Early on in my salvation the Holy Spirit may have gone to bed a few nights saying “Wow! that was quite the workout!” It seemed that minute by minute He was guiding and instructing me in a better way to live and removing 34 years of bad ideas or misnomers of what was acceptable for a Christian to do and not to do. I remember sitting in a revival service one evening when Dr. Norris Belcher preached at our church, feeling as though every thought and sin in my life had been revealed. His sermon hit on everything the Holy Spirit had been dealing with me that day. I ask him when I shook his hand that night “Who opened my heart and allowed you to see in?” I don’t think he understood the magnitude of what had happened to me that night as he preached, but I certainly did. I discovered that sermons were supernatural events where, if you allowed, you could be ushered into the Lord’s presence and the light that shined during that time would illuminate every speck of dirt in your soul, and I loved it.
I wanted Him to show me what was wrong and I wanted to get it right. But not always. Many times I would flick the switch back to the flesh and say I’m not ready. It began during that time of my life that I couldn’t get enough preaching. I listened to preaching like many other Christians listened to music, it stirred my soul in a way it had never known and I couldn’t get enough. Not much has changed, I’m still a preaching fanatic. There’s an old time image of Christ with children all round His feet looking at Him adoringly, that’s how I envision myself during those early years, I sat in awe.

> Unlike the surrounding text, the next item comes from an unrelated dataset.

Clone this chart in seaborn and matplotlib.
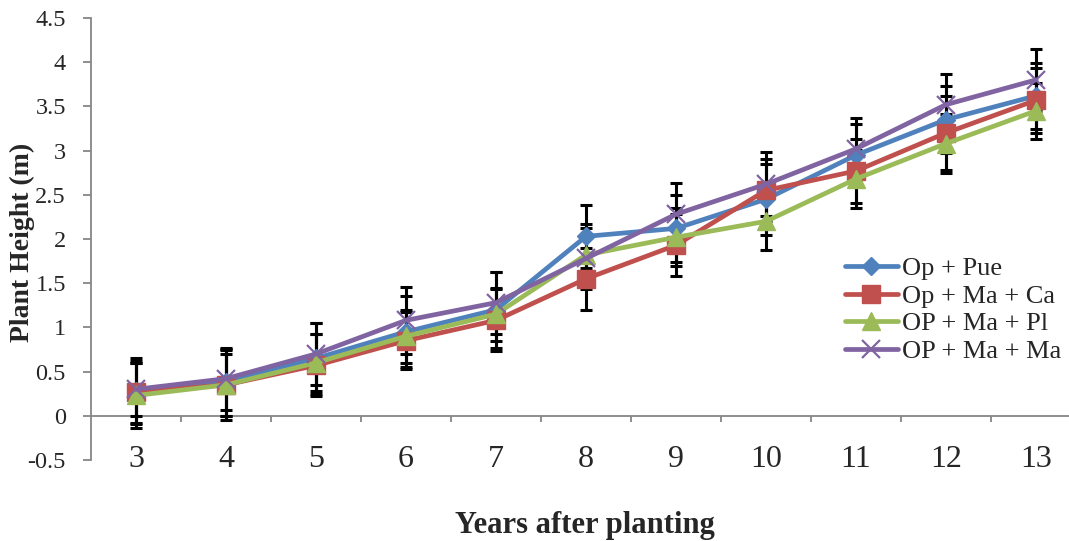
import numpy as np
import pandas as pd
import matplotlib
matplotlib.use("Agg")
import matplotlib.pyplot as plt
import seaborn as sns
from matplotlib.lines import Line2D

years = [3, 4, 5, 6, 7, 8, 9, 10, 11, 12, 13]
series_names = ["Op + Pue", "Op + Ma + Ca", "OP + Ma + Pl", "OP + Ma + Ma"]

op_pue = [0.28, 0.38, 0.65, 0.95, 1.20, 2.03, 2.12, 2.45, 2.95, 3.35, 3.62]
op_ma_ca = [0.27, 0.35, 0.57, 0.85, 1.08, 1.55, 1.93, 2.55, 2.77, 3.20, 3.57]
op_ma_pl = [0.23, 0.35, 0.60, 0.90, 1.15, 1.82, 2.02, 2.20, 2.68, 3.08, 3.45]
op_ma_ma = [0.30, 0.42, 0.70, 1.08, 1.28, 1.78, 2.28, 2.62, 3.02, 3.52, 3.80]

err_pue = [0.37, 0.38, 0.40, 0.40, 0.43, 0.36, 0.38, 0.40, 0.35, 0.38, 0.37]
err_ca = [0.35, 0.40, 0.35, 0.32, 0.35, 0.35, 0.35, 0.35, 0.36, 0.42, 0.37]
err_pl = [0.37, 0.35, 0.32, 0.30, 0.30, 0.35, 0.33, 0.33, 0.33, 0.33, 0.32]
err_ma = [0.30, 0.35, 0.35, 0.38, 0.35, 0.35, 0.35, 0.36, 0.35, 0.35, 0.35]

values = [op_pue, op_ma_ca, op_ma_pl, op_ma_ma]
errors = [err_pue, err_ca, err_pl, err_ma]
colors = ["#4F81BD", "#C0504D", "#9BBB59", "#8064A2"]
markers = ["D", "s", "^", "x"]
msizes = [9, 13, 13, 13]

y_ticks = [-0.5, 0, 0.5, 1, 1.5, 2, 2.5, 3, 3.5, 4, 4.5]

sns.set_theme(style="white")
plt.rcParams["font.family"] = ["Liberation Serif", "DejaVu Serif"]

fig = plt.figure(figsize=(10.69, 5.41), dpi=100)
W, H = 1069, 541
ax = fig.add_axes([91 / W, 1 - 460 / H, 990 / W, 442 / H])

# error bars
for vals, errs in zip(values, errors):
    ax.errorbar(years, vals, yerr=errs, fmt="none", ecolor="black",
                elinewidth=2.2, capsize=4.5, capthick=2.2, zorder=2)

for name, vals, c, mk, ms in zip(series_names, values, colors, markers, msizes):
    d = pd.DataFrame({"year": years, "height": vals})
    sns.lineplot(data=d, x="year", y="height", color=c, marker=mk,
                 markersize=ms, markerfacecolor=c, markeredgecolor=c,
                 markeredgewidth=(1.6 if mk == "x" else 1),
                 linewidth=3.4, ax=ax, zorder=3, label=name, legend=False)

ax.set_xlim(years[0] - 0.5, years[-1] + 0.5)
ax.set_ylim(y_ticks[0], y_ticks[-1])
ax.set_yticks(y_ticks)
ax.set_yticklabels([f"{t:g}" for t in y_ticks])
ax.set_xticks(years)
ax.set_xticklabels([str(y) for y in years])

for s in ["top", "right", "bottom"]:
    ax.spines[s].set_visible(False)
ax.spines["left"].set_color("#868686")
ax.spines["left"].set_linewidth(1.3)

ax.axhline(0, color="#868686", linewidth=1.3, zorder=1)
bounds = [y + 0.5 for y in years[:-1]]
ax.vlines(bounds, -0.07, 0, color="#868686", linewidth=1.3, zorder=1)

ax.tick_params(axis="y", which="both", left=True, length=6, width=1.3,
               color="#868686", labelsize=17.5, pad=12)
ax.tick_params(axis="x", which="both", bottom=False, length=0,
               labelsize=23, pad=-11)

ax.set_xlabel("Years after planting", fontsize=22, fontweight="bold")
ax.xaxis.set_label_coords(0.4985, (460 - 511) / 442)
ax.set_ylabel("Plant Height (m)", fontsize=20, fontweight="bold")
ax.yaxis.set_label_coords((35 - 91) / 990, (460 - 242) / 442)

handles = [Line2D([0], [0], color=c, marker=m, markersize=ms, linewidth=3.4,
                  markeredgewidth=(1.6 if m == "x" else 1),
                  markerfacecolor=c, markeredgecolor=c)
           for c, m, ms in zip(colors, markers, msizes)]
fig.legend(handles, series_names, loc="upper left",
           bbox_to_anchor=(845 / W, 1 - 257 / H), frameon=False,
           fontsize=19, handlelength=2.0, labelspacing=0.15,
           handletextpad=0.15, borderpad=0, borderaxespad=0)

fig.savefig("out.png", dpi=100)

But just as we do in the physical realm, I grew up. I’m not just sitting at the feet of the Savior I’m also teaching as I had been taught; I teach Sunday School, I write and speak at ladies events when given the opportunity. Sometimes I get so busy doing life that I forget to spend time at His feet. I go to church, I take notes, I ponder the Pastor’s thoughts but I don’t always prepare my heart to hear the message as God would like.
As I prepare to go to church today, that is my heart’s desire… I pray the same for you.